Entonces, más o menos conquistado el elemento intelectual en
base a la entidad de los argumentos expuestos, el orador intentará captar la
voluntad de su público con la ayuda de dos medios que se consideran
fundamentales: la afirmación y la repetición.
La simple afirmación, ha dicho Le Bon, despojada de todo
razonamiento y prueba, es uno de los medios más seguros para inculcar las ideas
en el espíritu de las muchedumbres. Cuanto más concisa sea la afirmación y más
desprovista de prueba y demostración, mayor será su autoridad.
No obstante, la simple afirmación carecería de verdadero
influjo sobre los auditorios si no se la combinara con una conocida figura
retórica: la repetición.
La amalgama de afirmación y repetición termina por
incrustarse en aquellas regiones íntimas de lo inconsciente donde se elaboran
los motivos de nuestros actos, dice Le Bon, pudiendo llegar a transformarse con
el tiempo, en función a su intensidad y frecuencia, en una corriente de
opinión.
Esto no significa la negación del uso de otros medios
persuasivos auxiliares audibles, visuales o combinados (música, grandes
murales, pantallas gigantes de televisión, etc.) antes, durante y al final del
acto oratorio.
Sin embargo, los guías son el medio persuasivo más común y
de más bajo costo que utilizan universalmente los oradores para intensificar la
captación del elemento volitivo de sus oyentes.
Estos infaltables e infatigables personajes siempre se
encuentran distribuidos estratégicamente entre el auditorio y tienen por misión
aplaudir, abuchear, silbar, lanzar gritos histéricos, vociferar estribillos o
consignas, etc., conforme a las estrictas instrucciones que se le imparten.
La actuación de los guías también es ampliamente utilizada
en espectáculos televisivos, líricos, teatrales y aún en filmes
cinematográficos y canales análogos porque tienen una influencia instantánea y
decisiva sobre el auditorio, en razón del fenómeno de imitación o contagio,
minuciosamente estudiado por Tarde, Le Bon, Ramos Mejía, Freud y otros.
Es el contagio y no el razonamiento, afirma Le Bon, el
vector que facilita la propagación de las opiniones y creencias entre las
muchedumbres y esta opinión parece reafirmarse en una obra de Freud.
A esta altura del discurso, sino antes, ya que su momento
exacto depende de algunas variables, el orador insistirá en su proposición
mediante la manipulación del elemento emocional.

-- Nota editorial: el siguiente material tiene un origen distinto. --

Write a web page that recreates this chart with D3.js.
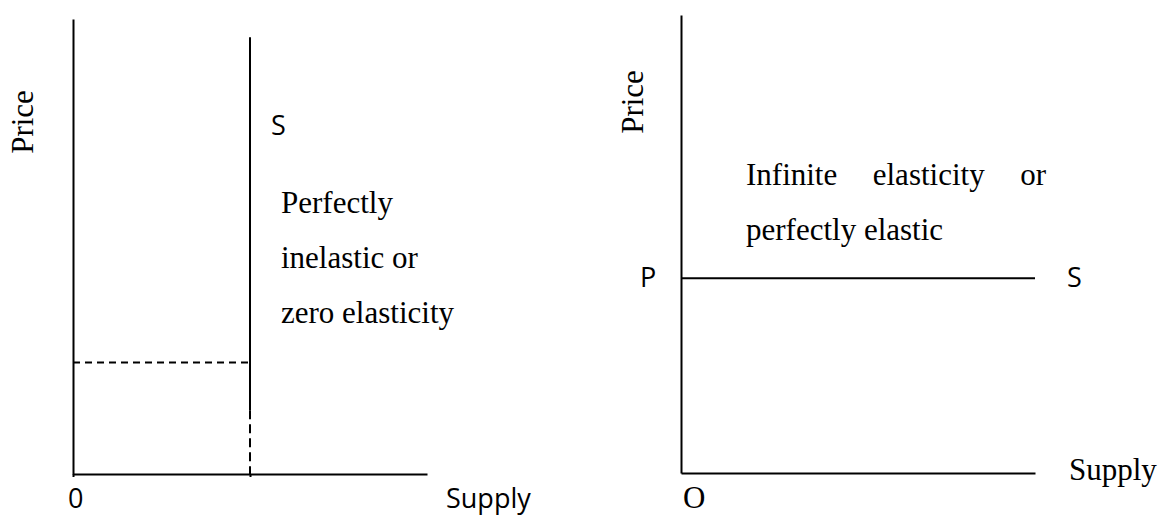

Este accionar se fundamenta en el aserto de que los seres
humanos se conducen, en todo tiempo y lugar, de conformidad con mitos,
tradiciones, opiniones y hábitos comunes; en tanto, en el plano individual
florecen sus pasiones, entendidas como inclinaciones o preferencias fuertes y
precisamente determinadas.
Tanto los mitos y creencias como así también las pasiones,
negativas o positivas, pueden ser y son, en efecto, ordenadas y orientadas por
el orador para potenciar (hasta el paroxismo histérico, en algunos casos) la
persuasión de su público.
Como decía Gómez Hermosilla: "Convencer es probar al
entendimiento que una cosa es verdadera o falsa, buena o mala; persuadir es
determinar a la voluntad a que obre en consecuencia con este convencimiento ...
Con los argumentos convencemos solamente; pero supuesta la convicción, y aunque
esta no sea tal vez completa persuadimos con las costumbres y las
pasiones".
En resumen, la actividad de todo orador, entendiendo a este
término en su sentido más amplio, no tiene por objeto principal el
entretenimiento, información, solaz o deleite del público, ya que apunta
inexorablemente a lograr el convencimiento y la persuasión de todo individuo a
quien esté dirigida la pieza oratoria, esto es, subyugar su voluntad.